### WHAT YOU NEED TO DO
In the listing that follows, retype every line from the first through the one containing "(p15) at (556,498)". Pictures are to be left out.
──────────
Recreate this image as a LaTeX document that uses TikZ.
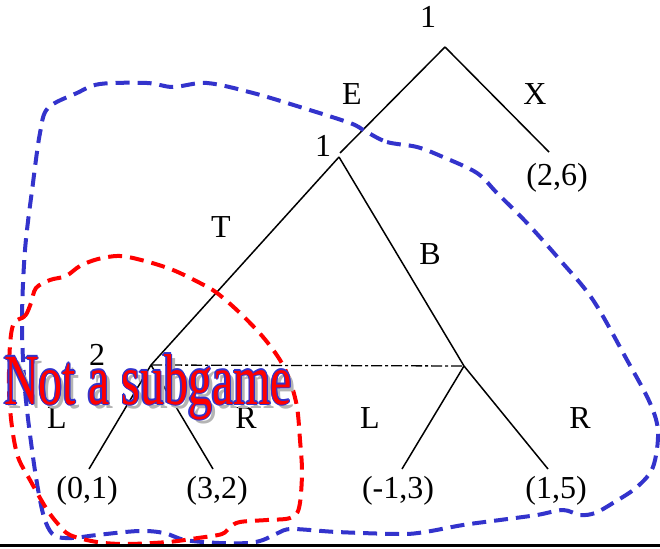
\documentclass[tikz,border=0pt]{standalone}
\usepackage{fontspec}
\setmainfont{Liberation Serif}
\definecolor{setblue}{RGB}{51,51,204}
\definecolor{setred}{RGB}{255,0,0}
\definecolor{shadowgray}{RGB}{180,180,180}
\newcommand{\nsgtext}{\scalebox{1}[1.5]{Not a subgame}}
\begin{document}
\begin{tikzpicture}[x=1pt,y=-1pt,
  lab/.style={anchor=base,inner sep=0pt,font=\fontsize{32}{38}\selectfont},
  branch/.style={line width=1.5pt,black},
  infoset/.style={line width=1.3pt,black,dash pattern=on 11pt off 3pt on 3pt off 3pt},
  bluset/.style={line width=4pt,setblue,dash pattern=on 14pt off 8pt},
  redset/.style={line width=4pt,setred,dash pattern=on 14pt off 8pt},
  wordart/.style={anchor=base,inner sep=0pt,font=\fontsize{48}{56}\selectfont}]
\useasboundingbox (0,0) rectangle (660,548);

% tree points
\coordinate (root) at (445,47);
\coordinate (eend) at (340,153);
\coordinate (xend) at (549,152);
\coordinate (n1) at (339,157);
\coordinate (n2) at (151,365);
\coordinate (n3) at (464,366);
\coordinate (l1) at (89,469);
\coordinate (l2) at (213,469);
\coordinate (l3) at (402,469);
\coordinate (l4) at (548,469);

\draw[branch] (root) -- (eend);
\draw[branch] (root) -- (xend);
\draw[branch] (n1) -- (n2);
\draw[branch] (n1) -- (n3);
\draw[branch] (n2) -- (l1);
\draw[branch] (n2) -- (l2);
\draw[branch] (n3) -- (l3);
\draw[branch] (n3) -- (l4);
\draw[infoset] (n2) -- (n3);

% labels
\node[lab] (t1) at (428,28) {1};
\node[lab] (tE) at (352,105) {E};
\node[lab] (tX) at (535,105) {X};
\node[lab] (t1b) at (323,157) {1};
\node[lab] (p26) at (557,185) {(2,6)};
\node[lab] (tT) at (221,237) {T};
\node[lab] (tB) at (430,264) {B};
\node[lab] (t2) at (97,365) {2};
\node[lab] (tL1) at (57,428) {L};
\node[lab] (tR1) at (246,428) {R};
\node[lab] (tL2) at (370,428) {L};
\node[lab] (tR2) at (580,428) {R};
\node[lab] (p01) at (87,498) {(0,1)};
\node[lab] (p32) at (217,498) {(3,2)};
\node[lab] (pm13) at (398,498) {(-1,3)};
\node[lab] (p15) at (556,498) {(1,5)};

% blue dashed set (subgame)
\draw[bluset] plot[smooth cycle,tension=0.55] coordinates {
 (365,131) (387,142) (417,147) (443,157) (477,173) (497,193) (527,223)
 (560,260) (593,300) (627,360) (650,403) (658,432) (653,467) (637,487)
 (613,503) (595,513) (580,515) (563,510) (537,515) (500,520) (463,525)
 (425,532) (400,534) (337,532) (292,529) (278,533) (263,540) (248,543)
 (219,543) (185,540) (164,533) (139,531) (97,535) (72,538) (55,536)
 (46,523) (40,500) (33,457) (25,390) (22,323) (25,250) (33,183) (40,133)
 (48,108) (77,93) (100,84) (147,83) (173,87) (207,83) (253,93) (300,107)
 (350,123)};

% red dashed set (not a subgame)
\draw[redset] plot[smooth cycle,tension=0.55] coordinates {
 (14,323) (25,316) (31,303) (36,288) (50,280) (66,276) (80,266) (98,259)
 (120,256) (145,261) (173,270) (200,283) (217,293) (240,313) (263,337)
 (280,360) (290,381) (297,407) (300,440) (302,473) (299,508) (290,518)
 (267,520) (240,522) (230,527) (222,534) (198,538) (168,542) (126,544)
 (97,542) (70,535) (58,524) (46,508) (30,480) (18,457) (12,427) (9,390)
 (10,345)};

% "Not a subgame" word art
\node[wordart,text=shadowgray] (nsgshadow) at (152,408) {\nsgtext};
\foreach \dx/\dy in {-1.3/0,1.3/0,0/-1.3,0/1.3,-0.9/-0.9,0.9/-0.9,-0.9/0.9,0.9/0.9}{
  \node[wordart,text=setblue] at (148+\dx,404+\dy) {\nsgtext};
}
\node[wordart,text=setred] (nsg) at (148,404) {\nsgtext};

% bottom rule
\coordinate (bl) at (0,545.5);
\coordinate (br) at (660,545.5);
\draw[line width=2.5pt,black] (bl) -- (br);
\end{tikzpicture}
\end{document}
──────────
### RESPONSE BELOW
Recreate this image as a LaTeX document that uses TikZ.
\documentclass[tikz,border=0pt]{standalone}
\usepackage{fontspec}
\setmainfont{Liberation Serif}
\definecolor{setblue}{RGB}{51,51,204}
\definecolor{setred}{RGB}{255,0,0}
\definecolor{shadowgray}{RGB}{180,180,180}
\newcommand{\nsgtext}{\scalebox{1}[1.5]{Not a subgame}}
\begin{document}
\begin{tikzpicture}[x=1pt,y=-1pt,
  lab/.style={anchor=base,inner sep=0pt,font=\fontsize{32}{38}\selectfont},
  branch/.style={line width=1.5pt,black},
  infoset/.style={line width=1.3pt,black,dash pattern=on 11pt off 3pt on 3pt off 3pt},
  bluset/.style={line width=4pt,setblue,dash pattern=on 14pt off 8pt},
  redset/.style={line width=4pt,setred,dash pattern=on 14pt off 8pt},
  wordart/.style={anchor=base,inner sep=0pt,font=\fontsize{48}{56}\selectfont}]
\useasboundingbox (0,0) rectangle (660,548);

% tree points
\coordinate (root) at (445,47);
\coordinate (eend) at (340,153);
\coordinate (xend) at (549,152);
\coordinate (n1) at (339,157);
\coordinate (n2) at (151,365);
\coordinate (n3) at (464,366);
\coordinate (l1) at (89,469);
\coordinate (l2) at (213,469);
\coordinate (l3) at (402,469);
\coordinate (l4) at (548,469);

\draw[branch] (root) -- (eend);
\draw[branch] (root) -- (xend);
\draw[branch] (n1) -- (n2);
\draw[branch] (n1) -- (n3);
\draw[branch] (n2) -- (l1);
\draw[branch] (n2) -- (l2);
\draw[branch] (n3) -- (l3);
\draw[branch] (n3) -- (l4);
\draw[infoset] (n2) -- (n3);

% labels
\node[lab] (t1) at (428,28) {1};
\node[lab] (tE) at (352,105) {E};
\node[lab] (tX) at (535,105) {X};
\node[lab] (t1b) at (323,157) {1};
\node[lab] (p26) at (557,185) {(2,6)};
\node[lab] (tT) at (221,237) {T};
\node[lab] (tB) at (430,264) {B};
\node[lab] (t2) at (97,365) {2};
\node[lab] (tL1) at (57,428) {L};
\node[lab] (tR1) at (246,428) {R};
\node[lab] (tL2) at (370,428) {L};
\node[lab] (tR2) at (580,428) {R};
\node[lab] (p01) at (87,498) {(0,1)};
\node[lab] (p32) at (217,498) {(3,2)};
\node[lab] (pm13) at (398,498) {(-1,3)};
\node[lab] (p15) at (556,498) {(1,5)};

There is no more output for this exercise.